At least for that use case, I do think we need the “base memref”. While this shows up in the buffer lowering I describe above, I think that purely expressed at the memref level, it should always be possible to reverse from a descriptor to an aliased equivalent of the original via a subsequent reinterpret_cast. And I think you need the base for that to be well defined. Having the descriptor of a 0d memref always fold to itself and constants makes it hold together to treat that as the base type.

I don’t have strong opinions on this or a deep history with the darker corners of the memref dialect, but lifting the descriptor and making it an explicit, high level thing, seemed to compose nicely for me when I implemented that approach for a non LLVM target (I did not also apply it LLVM but in looking at it, thought it might work well and could give us a higher level dialect approach to eliminating the need to emit a runtime struct at all in a lot of cases – potentially allowing further high level optimization in common cases than is possible now).

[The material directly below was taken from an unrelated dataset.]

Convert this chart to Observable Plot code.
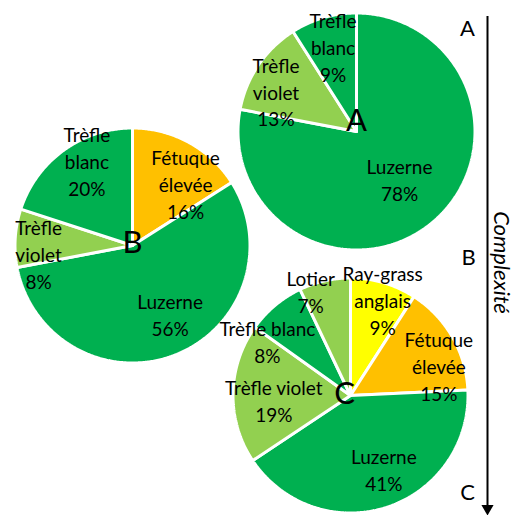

One of the things that has always tripped me up is that the name “memref” implies to many people a fairly low level type, but it is really modeling a fairly high level type. Not treating it in isolation, but thinking of it in terms of a more lower level “byte buffer” primitive has helped me conceptually place it better in the layer stack of concepts in my mind.

So, what is the best name for this op if we don’t want to use ‘descriptor’? Our custom op was named ‘ExtractMemrefMetadata’.

memref.extract_metadata sgtm

I was hoping to copy Stella 's impl today with memref<T> instead of the buffer result but things got in the way…

If anyone has cycles for this copy-paste+ add a test I’d welcome it otherwise I’ll get to it next week

Thanks!

One more potential issue with descriptor op, returning multiresult is that fold api cannot be used with it (because partial folding is not supported). For our specific case we need folding for statically determined offset/strides and when input is reinterpret_cast. It is still possible to do this via canonicalization patterns but it is more involved and also APIs like createAndFold won’t work and user will need to run actual canonicalization pass.